Geldwäscherei durch Verbrauch: Präzisierung der Rechtsprechung
Das Bundesgericht präzisiert seine Rechtsprechung in einem neuen Grundsatzentscheid, den es heute publiziert hat (BGE 6B_219/2021 vom 19.04.2023, Publikation in der AS vorgesehen):
Der Geldwäscher muss durch den Verbrauch der verbrecherisch erlangten Vermögenswerte (bzw. deren Surrogate) die legale Gegenleistung nicht erbringen, die für den Konsum dieser Verbrauchsgüter angefallen wäre. Das Verbrechen (bzw. das qualifizierte Steuervergehen) hätte sich demzufolge gelohnt. Beispiele für Verbrauchsgüter sind der Kauf von Lebensmitteln, Hygieneartikeln oder Benzin, die Begleichung von fälligen Miet- oder Pachtforderungen oder die Bezahlung von Dienstleistungen wie die eines Masseurs oder einer Coiffeuse.
Die Rechtsprechung ist dahingehend zu präzisieren, dass die Vernichtung von Vermögenswerten, die aus einem Verbrechen (oder einem qualifizierten Steuervergehen) stammen, an sich – man denke etwa an das Verbrennen von verbrecherisch erlangtem Bargeld oder das Verschrotten eines mit verbrecherisch erlangten Vermögenswerten als Surrogat erworbenen Oldtimers – den objektiven Tatbestand der Geldwäscherei nicht erfüllt (anders noch Urteil 6B_209/2010 vom 2. Dezember 2010 E. 6.4). Unbestritten vereitelt auch die Vernichtung der verbrecherisch erlangten Vermögenswerte deren Einziehung.

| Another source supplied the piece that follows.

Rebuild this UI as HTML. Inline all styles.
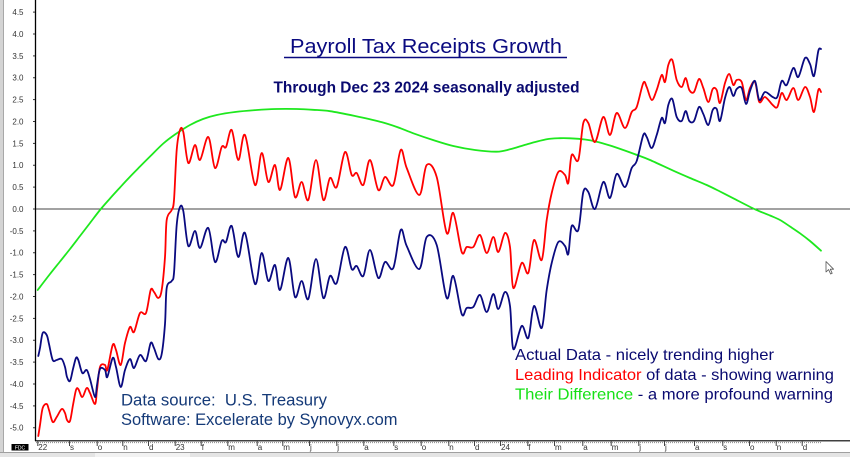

Bei wirtschaftlicher Betrachtung führt sie jedoch in aller Regel nicht zu einem Vorteil und die verbrecherisch erlangten Vermögenswerte werden nicht als scheinbar legal erworben wieder in den Markt eingeführt (BGE 119 IV 242 E. 1e) : Die Straftat (bzw. das qualifizierte Steuervergehen) hat sich nicht gelohnt (…) [E. 6.4.2].
Und wie verhält es sich mit der Konkurrenz? Macht sich somit jeder Dieb der Geldwäscherei schuldig, wenn er sich z.B. von den gestohlenen 1‘000.- ein Weggli im Migros kauft? Der Unrechtgehalt dieser „Geldwäscherei“ ist doch bereits im Diebstahl enthalten – immerhin ist die Bereicherung ja gerade das Ziel des Diebstahls. Würde/müsste der Dieb das gestohlene Geld anschliessend vernichten, würde es ja letztlich an der Bereicherung(sabsicht) fehlen. M. E. wäre eine zusätzliche Verurteilung wegen Geldwäscherei eine doppelte Bestrafung, die spätestens im Rahmen der Konkirrenzen zu verhindern wäre.
Das ist das Grundproblem der Geldwäscherei, dass man den Strafrahmen für “normale” Delikte künstlich erhöht. Man kann nicht sein eigener Hehler sein, aber sein eigener Geldwäscher schon, womit aus einer Tat stets mehrere werden, obschon der Unrechtsgehalt mit der Bestrafung der Haupttat an sich erfasst wird. Der Dieb wird nun aber auch noch bestraft, weil er sich erdreistet, die Beute vor dem Staat zu verstecken. Was genau erwartet man denn von ihm? Dass er für den Staat stiehlt? Das tun andere.
Ursprünglich war das Ziel der Geldwäschereibekämpfung ein anderes.